Chewie, we’re home, by Ben Jeapes

Whatever you might think of Star Wars, the series of trailers in the run-up to The Force Awakens were little short of genius. In no more than a couple of minutes each, they gave away precisely nothing about the story but whipped up a yearning to see the finished product and find out what the story was. Shot in the same style and the same visual palette as the original movies, we got wholesome good guys and masked, sinister bad guys; the Millennium Falcon dogfighting with TIE fighters around the wreckage of a crashed star destroyer; a squadron of X-Wings swooping in to attack. The last 15 seconds of this one in particular created a great disturbance in the Force, as if millions of fans suddenly punched the air and shouted “yes!” This 50-year-old man will admit to getting quite misty eyed - more than I did with the actual movie, which I still enjoyed - simply because he was suddenly a 12-year-old sitting in a darkened cinema again, watching the screen with open-mouthed wonder.

How they did it is very easy to describe and very hard to do. They gave us images: visual, aural (the sound of the Millennium Falcon’s engine still sends frissons to wherever frissons go), emotional.

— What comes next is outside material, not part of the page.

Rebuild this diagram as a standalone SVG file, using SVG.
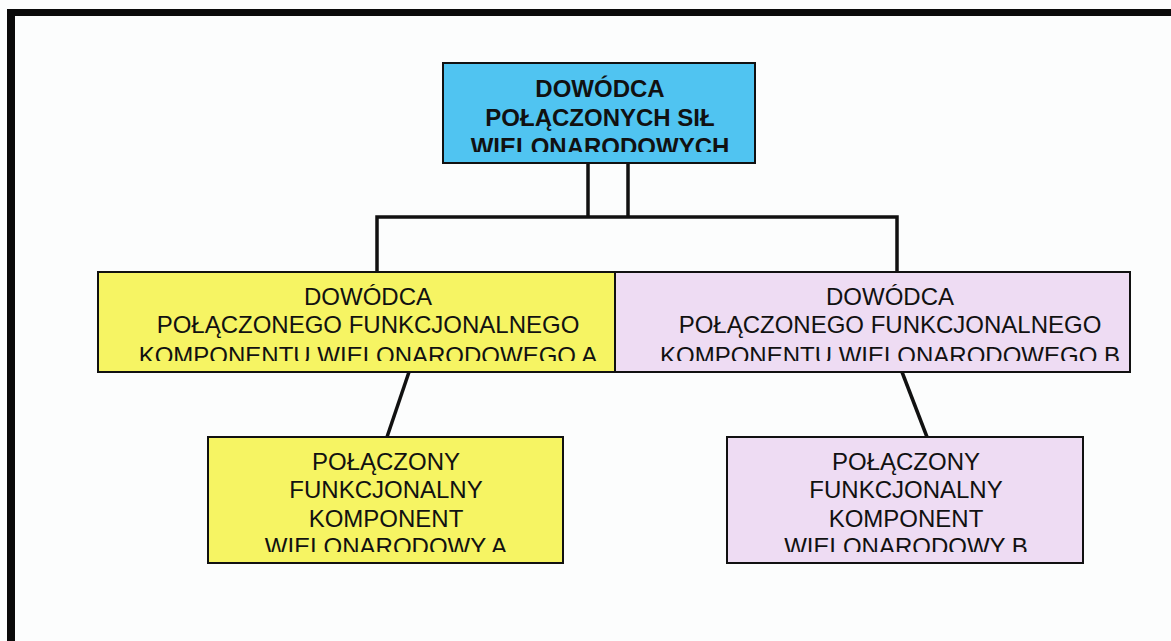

In a different genre, there’s an interesting discussion here on the allure of westerns - and again, so much comes down to imagery. The prairie, the swinging saloon door, the hats.

Back to science fiction: “Darmok”, a classic episode of Star Trek: The Next Generation, has Captain Picard stranded on a planet with an alien and finding himself unable to communicate. The usual universal translator simply doesn’t work. The reason, he eventually works out, is because the alien can only speak in images. Its entire conversation consists of allegory and references to its own world’s mythology. Finally, Picard is able to talk back by retelling the Epic of Gilgamesh, the motherlode of so much human literature.

As I type this, Classic FM in the background is playing the Dambusters March. What immediately comes to mind? Stilted dialogue and a dog with a dodgy name? No: Lancaster bombers, silhouetted against a moonlit lake as they close in on the Mohne dam. And see how that image neatly bypasses what my rational mind knows of the Dambuster raid: the decidedly unheroic losses and suffering that came with it.

Images are what we remember much more than conversation. Our senses have a link straight to our emotions, and our emotions to our memory, both more direct than the more wayward course that words have to take (our brains will insist on trying to understand and filter them first). It was a brave man who got Proust started on the subject of madeleines. The most evocative, memory-linked sense of all is smell, which movies can’t do but you as a writer certainly can, but the other four follow close behind. You will - rightly - obsess over getting your words exactly right: gripping dialogue, believable characters. But if the reader gets no sense of them actually living in a world then they are never going to escape the paper they’re printed on.
Ben Jeapes took up writing in the mistaken belief that it would be easier than a real job (it isn’t). Hence, as well as being the author of 5 novels and co-author of many more, he has also been a journal editor, book publisher, and technical writer.


  1. Interesting, because God often speaks in images, in small moments. A gull hovering on the updraught, clouds in the evening sky.

  2. I agree with you. As I often tell my students at school, if you can paint word pictures your reader could actually reproduce on paper, because you've given them the specifics, you're doing a good job.